Advanced: Multiple Splits
use bytes::BytesMut;
fn multiple_splits() {
let mut buf = BytesMut::from("one:two:three:four");
let mut parts = Vec::new();
while let Some(pos) = buf.iter().position(|&b| b == b':') {
let part = buf.split_to(pos);
buf.advance(1); // Skip the delimiter
parts.push(part);
}
// Don't forget the last part
if !buf.is_empty() {
parts.push(buf);
}
assert_eq!(parts.len(), 4);
assert_eq!(&parts[0][..], b"one");
assert_eq!(&parts[3][..], b"four");
}Repeated splits enable delimiter-based parsing without copying.
Thread Safety Considerations
use bytes::BytesMut;
fn thread_safety() {
let mut buf = BytesMut::from("hello world");
// split_off requires &mut self
let second = buf.split_off(5);
// After split, buf and second are independent
// They can be sent to different threads
// Note: BytesMut is not Clone (unlike Bytes)
// Each split creates a unique owner of that portion
// The underlying storage is reference counted
// But mutable access is exclusive to each owner
}After splitting, each BytesMut can be sent to different threads.
Integration with Bytes (Immutable)
use bytes::{BytesMut, Bytes};
fn convert_to_bytes() {
let mut buf = BytesMut::from("hello world");
let second = buf.split_off(5);
// Convert to immutable Bytes for sharing
let immutable_first: Bytes = buf.freeze();
let immutable_second: Bytes = second.freeze();
// Bytes is Clone and can be shared cheaply
// BytesMut is unique and mutable
}freeze() converts BytesMut to immutable Bytes for efficient sharing.

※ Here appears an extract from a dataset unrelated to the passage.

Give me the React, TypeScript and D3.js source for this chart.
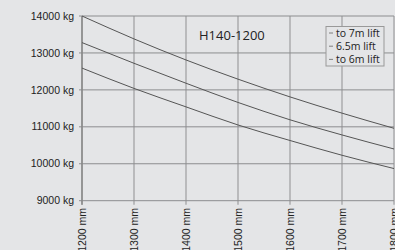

Real-World Pattern: HTTP Parser
use bytes::BytesMut;
struct HttpParser {
buffer: BytesMut,
}
impl HttpParser {
fn new() -> Self {
Self {
buffer: BytesMut::with_capacity(8192),
}
}
fn feed(&mut self, data: &[u8]) {
self.buffer.extend_from_slice(data);
}
fn try_parse(&mut self) -> Option<HttpRequest> {
// Find end of headers
let header_end = self.buffer.windows(4)
.position(|w| w == b"\r\n\r\n")?;
// Extract headers section
let headers_bytes = self.buffer.split_to(header_end + 4);
self.buffer.advance(0); // Keep remaining in buffer
// Parse content-length from headers (simplified)

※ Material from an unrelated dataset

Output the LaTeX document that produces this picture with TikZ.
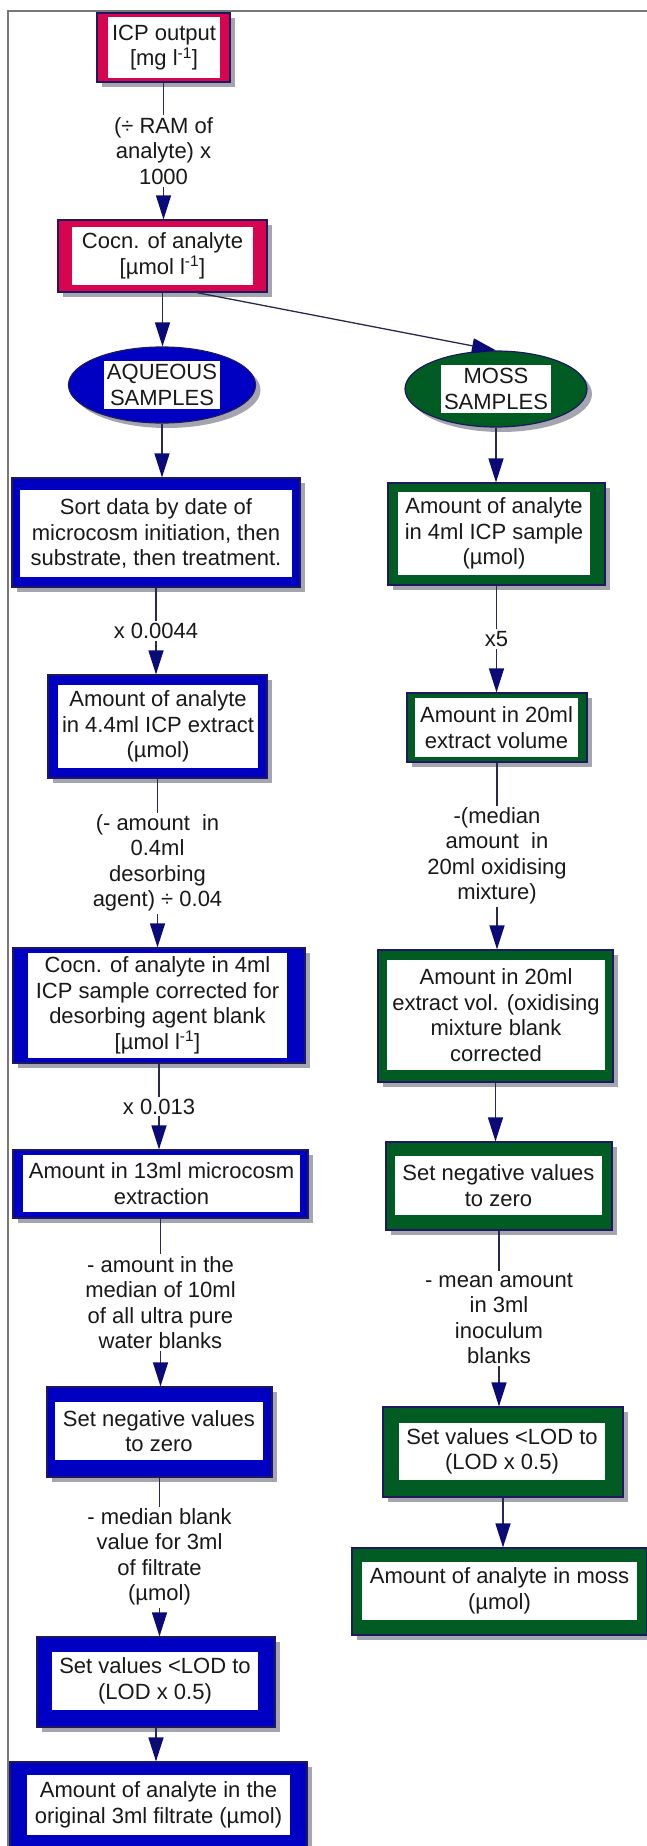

let content_length = self.parse_content_length(&headers_bytes)?;
if self.buffer.len() < content_length {
// Not enough body data yet
// Re-insert headers (inefficient for this example)
return None;
}
// Extract body
let body = self.buffer.split_to(content_length);
Some(HttpRequest {
headers: headers_bytes,
body,
})
}
fn parse_content_length(&self, headers: &[u8]) -> Option<usize> {
// Simplified: would parse actual headers
Some(0)
}
}
struct HttpRequest {
headers: BytesMut,
body: BytesMut,
}split_to and split_off enable incremental parsing without copying.
Synthesis
Quick reference:
use bytes::BytesMut;
let mut buf = BytesMut::from("hello world");
// split_off(n): Returns bytes AFTER n
// Original keeps bytes 0..n, returned has bytes n..end
let suffix = buf.split_off(5);
// buf = "hello", suffix = " world"
// split_to(n): Returns bytes BEFORE n
// Returned has bytes 0..n, original keeps bytes n..end
let mut buf2 = BytesMut::from("hello world");
let prefix = buf2.split_to(5);
// prefix = "hello", buf2 = " world"
// Key properties:
// 1. Zero-copy: just adjusts pointers
// 2. Modifies original in place
// 3. Returns new BytesMut
// 4. Both share underlying allocation (reference counted)
// Common patterns:
// - split_to: Extract messages from stream buffer
// - split_off: Separate suffix from accumulated data
// - Combine with advance() for delimiter skippingKey insight: split_off and split_to enable zero-copy buffer division by adjusting internal pointers rather than copying bytes. Use split_to when you want to extract and process the front portion (common for parsing), and split_off when you want to extract the back portion (common for separating processed from unprocessed data). Both methods modify the original buffer and return a new buffer that shares the same underlying storage through reference counting. This makes them efficient for stream processing, protocol parsing, and any scenario where you accumulate data and extract portions for handling.